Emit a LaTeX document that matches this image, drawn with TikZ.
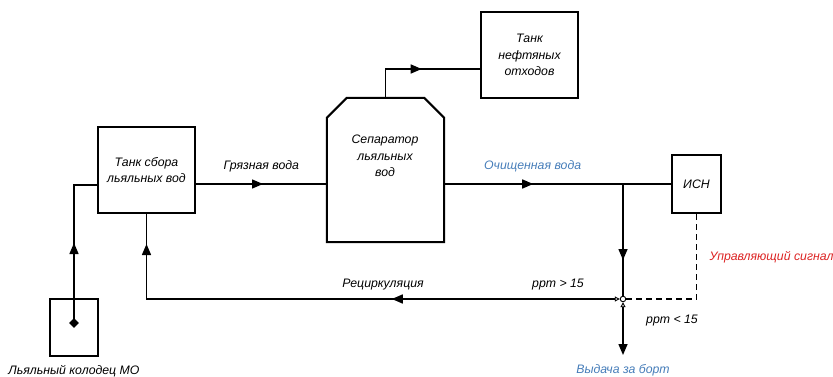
\documentclass[tikz,border=0pt]{standalone}
\usepackage{fontspec}
\setmainfont{Liberation Sans}
\usetikzlibrary{arrows.meta,positioning,calc,decorations.markings,shapes.geometric}

\definecolor{flowblue}{RGB}{70,125,185}
\definecolor{sigred}{RGB}{220,35,35}

\begin{document}
\begin{tikzpicture}[
  x=1pt, y=-1pt,
  font=\fontsize{12.3}{16.5}\selectfont\itshape,
  >={Triangle[length=11pt, width=9pt]},
  valve/.tip={Triangle[open, length=5pt, width=5pt, line width=0.9pt]},
  unit/.style={
    draw, rectangle, line width=2pt,
    inner sep=0pt, align=center
  },
  lnk/.style={line width=1.5pt},
  midtip/.style={postaction={decorate,
    decoration={markings, mark=at position #1 with {\arrow{>}}}}},
]
\useasboundingbox (0,0) rectangle (833,377);

\node[unit, minimum width=97pt, minimum height=86pt] (tankA) at (146.5,170)
  {Танк сбора\\льяльных вод};

\node[unit, line width=1.5pt, minimum width=48pt, minimum height=57pt] (well) at (74,327.5) {};
\node[diamond, fill, inner sep=0pt, minimum size=10pt] (drain) at (74,323) {};
\node[below=5pt of well] (wellTxt) {Льяльный колодец МО};

%% separator with chamfered top
\node[rectangle, minimum width=117pt, minimum height=144pt] (sep) at (385.5,170) {};
\draw[line width=2pt]
  ([xshift=20pt]sep.north west) -- ([xshift=-20pt]sep.north east)
  -- ([yshift=-20pt]sep.north east) -- (sep.south east)
  -- (sep.south west) -- ([yshift=-20pt]sep.north west) -- cycle;
\node[align=center] (sepTxt) at (385,156) {Сепаратор\\льяльных\\вод};

\node[unit, minimum width=97pt, minimum height=86pt] (oil) at (529.5,55)
  {Танк\\нефтяных\\отходов};

\node[unit, minimum width=49pt, minimum height=58pt] (isn) at (696.5,184) {ИСН};

\node[circle, draw, fill=white, line width=0.9pt, inner sep=0pt,
  minimum size=5.5pt] (j) at (623,299) {};

\coordinate (inA) at ([yshift=-15pt]tankA.west);
\coordinate (inOil) at ([yshift=-14pt]oil.west);
\coordinate (br) at (j |- isn.west);
\coordinate (out) at (623,355);

%% bilge well -> collecting tank
\draw[lnk, midtip=80pt] (drain.center) -- (drain |- inA) -- (inA);

%% dirty water
\draw[lnk, midtip=67pt] ([yshift=-14pt]tankA.east)
  -- node[above=8pt] {Грязная вода}
  ([yshift=-14pt]sep.west);

%% oil waste
\draw[lnk, midtip=65pt] (sep.north) -- (sep.north |- inOil) -- (inOil);

%% clean water
\draw[lnk, midtip=89pt] ([yshift=-14pt]sep.east)
  -- node[pos=0.39, above=8pt, text=flowblue] {Очищенная вода}
  (isn.west);
\draw[lnk, midtip=76pt] (br) -- (j.north);

%% recirculation
\draw[lnk, {valve}-, midtip=228pt, midtip=-30pt] (j.west)
  -- (tankA.south |- j) -- (tankA.south);
\node at (383,285) {Рециркуляция};

%% overboard
\draw[lnk, {valve}->] (j.south) -- (out);
\node[below=6pt of out, text=flowblue] (outTxt) {Выдача за борт};

%% control signal
\draw[line width=1.3pt, dash pattern=on 6pt off 4pt] (isn.south) -- (isn.south |- j) -- (j.east);
\node[anchor=west, text=sigred] (sigTxt) at (706,257) {Управляющий сигнал};

\node (hiTxt) at (558,285) {ppm > 15};
\node (loTxt) at (672,321) {ppm < 15};
\end{tikzpicture}
\end{document}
-=-=-=-=-
[Goal] Repeat only the lines between the start of the data and the line with "(0,0) rectangle (833,377);", including those two lines, and skip the pictures.

[Output for this task]
Emit a LaTeX document that matches this image, drawn with TikZ.
\documentclass[tikz,border=0pt]{standalone}
\usepackage{fontspec}
\setmainfont{Liberation Sans}
\usetikzlibrary{arrows.meta,positioning,calc,decorations.markings,shapes.geometric}

\definecolor{flowblue}{RGB}{70,125,185}
\definecolor{sigred}{RGB}{220,35,35}

\begin{document}
\begin{tikzpicture}[
  x=1pt, y=-1pt,
  font=\fontsize{12.3}{16.5}\selectfont\itshape,
  >={Triangle[length=11pt, width=9pt]},
  valve/.tip={Triangle[open, length=5pt, width=5pt, line width=0.9pt]},
  unit/.style={
    draw, rectangle, line width=2pt,
    inner sep=0pt, align=center
  },
  lnk/.style={line width=1.5pt},
  midtip/.style={postaction={decorate,
    decoration={markings, mark=at position #1 with {\arrow{>}}}}},
]
\useasboundingbox (0,0) rectangle (833,377);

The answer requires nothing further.